Written task
Write out each line word for word. Drop pictures.

[Plotting code records]

================

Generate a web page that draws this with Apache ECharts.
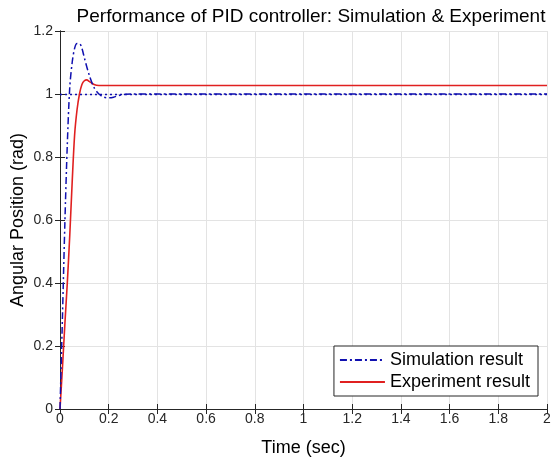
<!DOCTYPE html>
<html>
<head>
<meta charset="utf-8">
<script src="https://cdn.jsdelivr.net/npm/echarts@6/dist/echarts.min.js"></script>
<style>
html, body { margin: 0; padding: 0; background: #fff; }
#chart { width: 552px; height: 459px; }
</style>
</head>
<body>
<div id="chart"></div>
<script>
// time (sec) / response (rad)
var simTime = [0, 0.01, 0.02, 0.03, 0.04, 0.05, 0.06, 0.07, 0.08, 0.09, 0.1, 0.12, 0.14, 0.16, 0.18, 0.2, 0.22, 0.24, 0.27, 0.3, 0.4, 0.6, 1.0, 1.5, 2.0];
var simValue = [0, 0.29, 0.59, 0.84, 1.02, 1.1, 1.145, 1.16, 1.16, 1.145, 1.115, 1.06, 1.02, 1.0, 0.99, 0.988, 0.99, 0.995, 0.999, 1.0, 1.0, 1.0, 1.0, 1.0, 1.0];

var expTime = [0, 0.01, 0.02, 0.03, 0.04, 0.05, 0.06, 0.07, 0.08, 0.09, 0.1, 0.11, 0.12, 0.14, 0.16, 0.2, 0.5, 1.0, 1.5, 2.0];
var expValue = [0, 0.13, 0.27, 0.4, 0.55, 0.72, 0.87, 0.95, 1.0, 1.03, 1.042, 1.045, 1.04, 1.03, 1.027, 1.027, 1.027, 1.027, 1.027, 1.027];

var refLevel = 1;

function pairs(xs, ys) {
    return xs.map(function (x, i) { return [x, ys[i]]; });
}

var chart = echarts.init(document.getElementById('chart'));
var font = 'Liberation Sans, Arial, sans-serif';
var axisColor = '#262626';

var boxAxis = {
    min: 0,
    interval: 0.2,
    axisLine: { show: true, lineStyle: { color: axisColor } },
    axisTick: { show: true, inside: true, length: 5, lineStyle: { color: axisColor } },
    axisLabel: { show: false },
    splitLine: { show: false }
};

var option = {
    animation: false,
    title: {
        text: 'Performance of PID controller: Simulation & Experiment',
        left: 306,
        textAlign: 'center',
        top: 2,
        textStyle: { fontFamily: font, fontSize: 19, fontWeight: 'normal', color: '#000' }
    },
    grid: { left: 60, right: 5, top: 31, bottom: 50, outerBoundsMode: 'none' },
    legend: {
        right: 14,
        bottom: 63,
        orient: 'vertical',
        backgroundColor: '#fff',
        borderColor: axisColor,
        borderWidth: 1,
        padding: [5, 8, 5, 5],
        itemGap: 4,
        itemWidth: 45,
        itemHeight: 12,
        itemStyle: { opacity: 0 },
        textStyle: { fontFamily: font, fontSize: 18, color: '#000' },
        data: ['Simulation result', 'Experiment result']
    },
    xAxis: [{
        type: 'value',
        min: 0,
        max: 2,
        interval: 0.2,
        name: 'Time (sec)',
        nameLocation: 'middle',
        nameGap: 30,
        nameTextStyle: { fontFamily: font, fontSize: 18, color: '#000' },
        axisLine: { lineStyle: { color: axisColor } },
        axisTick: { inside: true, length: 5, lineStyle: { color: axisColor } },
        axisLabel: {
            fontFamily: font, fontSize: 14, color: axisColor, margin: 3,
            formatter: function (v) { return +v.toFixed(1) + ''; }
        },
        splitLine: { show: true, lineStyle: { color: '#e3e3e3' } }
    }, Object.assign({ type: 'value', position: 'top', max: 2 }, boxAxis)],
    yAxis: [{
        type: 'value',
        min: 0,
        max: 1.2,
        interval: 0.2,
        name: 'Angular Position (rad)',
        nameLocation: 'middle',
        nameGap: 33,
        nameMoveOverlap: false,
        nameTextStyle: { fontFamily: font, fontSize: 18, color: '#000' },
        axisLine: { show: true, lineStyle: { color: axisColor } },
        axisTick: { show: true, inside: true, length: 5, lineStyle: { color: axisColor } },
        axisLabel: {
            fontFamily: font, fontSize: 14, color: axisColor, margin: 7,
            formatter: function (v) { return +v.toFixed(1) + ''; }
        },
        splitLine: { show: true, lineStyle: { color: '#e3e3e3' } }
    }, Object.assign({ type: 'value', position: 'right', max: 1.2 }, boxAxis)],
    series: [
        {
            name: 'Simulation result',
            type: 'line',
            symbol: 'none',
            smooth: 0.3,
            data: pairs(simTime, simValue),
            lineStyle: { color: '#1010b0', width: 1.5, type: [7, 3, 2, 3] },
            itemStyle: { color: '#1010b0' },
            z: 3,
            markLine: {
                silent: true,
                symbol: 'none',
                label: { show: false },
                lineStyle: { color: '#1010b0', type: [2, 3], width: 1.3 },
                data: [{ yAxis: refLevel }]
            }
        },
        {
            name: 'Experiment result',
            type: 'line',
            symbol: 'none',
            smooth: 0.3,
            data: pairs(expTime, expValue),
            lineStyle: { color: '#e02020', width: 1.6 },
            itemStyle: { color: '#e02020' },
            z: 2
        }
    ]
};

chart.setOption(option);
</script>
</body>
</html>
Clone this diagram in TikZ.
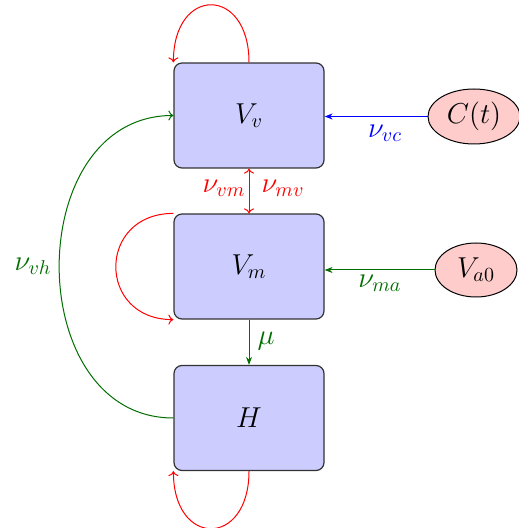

================

The solution
Generate a web page that draws this with Apache ECharts.
<!DOCTYPE html>
<html>
<head>
<meta charset="utf-8">
<script src="https://cdn.jsdelivr.net/npm/echarts@6/dist/echarts.min.js"></script>
<style>
html, body { margin: 0; padding: 0; background: #fff; }
#chart { width: 552px; height: 459px; }
</style>
</head>
<body>
<div id="chart"></div>
<script>
// time (sec) / response (rad)
var simTime = [0, 0.01, 0.02, 0.03, 0.04, 0.05, 0.06, 0.07, 0.08, 0.09, 0.1, 0.12, 0.14, 0.16, 0.18, 0.2, 0.22, 0.24, 0.27, 0.3, 0.4, 0.6, 1.0, 1.5, 2.0];
var simValue = [0, 0.29, 0.59, 0.84, 1.02, 1.1, 1.145, 1.16, 1.16, 1.145, 1.115, 1.06, 1.02, 1.0, 0.99, 0.988, 0.99, 0.995, 0.999, 1.0, 1.0, 1.0, 1.0, 1.0, 1.0];

var expTime = [0, 0.01, 0.02, 0.03, 0.04, 0.05, 0.06, 0.07, 0.08, 0.09, 0.1, 0.11, 0.12, 0.14, 0.16, 0.2, 0.5, 1.0, 1.5, 2.0];
var expValue = [0, 0.13, 0.27, 0.4, 0.55, 0.72, 0.87, 0.95, 1.0, 1.03, 1.042, 1.045, 1.04, 1.03, 1.027, 1.027, 1.027, 1.027, 1.027, 1.027];

var refLevel = 1;

function pairs(xs, ys) {
    return xs.map(function (x, i) { return [x, ys[i]]; });
}

var chart = echarts.init(document.getElementById('chart'));
var font = 'Liberation Sans, Arial, sans-serif';
var axisColor = '#262626';

var boxAxis = {
    min: 0,
    interval: 0.2,
    axisLine: { show: true, lineStyle: { color: axisColor } },
    axisTick: { show: true, inside: true, length: 5, lineStyle: { color: axisColor } },
    axisLabel: { show: false },
    splitLine: { show: false }
};

var option = {
    animation: false,
    title: {
        text: 'Performance of PID controller: Simulation & Experiment',
        left: 306,
        textAlign: 'center',
        top: 2,
        textStyle: { fontFamily: font, fontSize: 19, fontWeight: 'normal', color: '#000' }
    },
    grid: { left: 60, right: 5, top: 31, bottom: 50, outerBoundsMode: 'none' },
    legend: {
        right: 14,
        bottom: 63,
        orient: 'vertical',
        backgroundColor: '#fff',
        borderColor: axisColor,
        borderWidth: 1,
        padding: [5, 8, 5, 5],
        itemGap: 4,
        itemWidth: 45,
        itemHeight: 12,
        itemStyle: { opacity: 0 },
        textStyle: { fontFamily: font, fontSize: 18, color: '#000' },
        data: ['Simulation result', 'Experiment result']
    },
    xAxis: [{
        type: 'value',
        min: 0,
        max: 2,
        interval: 0.2,
        name: 'Time (sec)',
        nameLocation: 'middle',
        nameGap: 30,
        nameTextStyle: { fontFamily: font, fontSize: 18, color: '#000' },
        axisLine: { lineStyle: { color: axisColor } },
        axisTick: { inside: true, length: 5, lineStyle: { color: axisColor } },
        axisLabel: {
            fontFamily: font, fontSize: 14, color: axisColor, margin: 3,
            formatter: function (v) { return +v.toFixed(1) + ''; }
        },
        splitLine: { show: true, lineStyle: { color: '#e3e3e3' } }
    }, Object.assign({ type: 'value', position: 'top', max: 2 }, boxAxis)],
    yAxis: [{
        type: 'value',
        min: 0,
        max: 1.2,
        interval: 0.2,
        name: 'Angular Position (rad)',
        nameLocation: 'middle',
        nameGap: 33,
        nameMoveOverlap: false,
        nameTextStyle: { fontFamily: font, fontSize: 18, color: '#000' },
        axisLine: { show: true, lineStyle: { color: axisColor } },
        axisTick: { show: true, inside: true, length: 5, lineStyle: { color: axisColor } },
        axisLabel: {
            fontFamily: font, fontSize: 14, color: axisColor, margin: 7,
            formatter: function (v) { return +v.toFixed(1) + ''; }
        },
        splitLine: { show: true, lineStyle: { color: '#e3e3e3' } }
    }, Object.assign({ type: 'value', position: 'right', max: 1.2 }, boxAxis)],
    series: [
        {
            name: 'Simulation result',
            type: 'line',
            symbol: 'none',
            smooth: 0.3,
            data: pairs(simTime, simValue),
            lineStyle: { color: '#1010b0', width: 1.5, type: [7, 3, 2, 3] },
            itemStyle: { color: '#1010b0' },
            z: 3,
            markLine: {
                silent: true,
                symbol: 'none',
                label: { show: false },
                lineStyle: { color: '#1010b0', type: [2, 3], width: 1.3 },
                data: [{ yAxis: refLevel }]
            }
        },
        {
            name: 'Experiment result',
            type: 'line',
            symbol: 'none',
            smooth: 0.3,
            data: pairs(expTime, expValue),
            lineStyle: { color: '#e02020', width: 1.6 },
            itemStyle: { color: '#e02020' },
            z: 2
        }
    ]
};

chart.setOption(option);
</script>
</body>
</html>
Clone this diagram in TikZ.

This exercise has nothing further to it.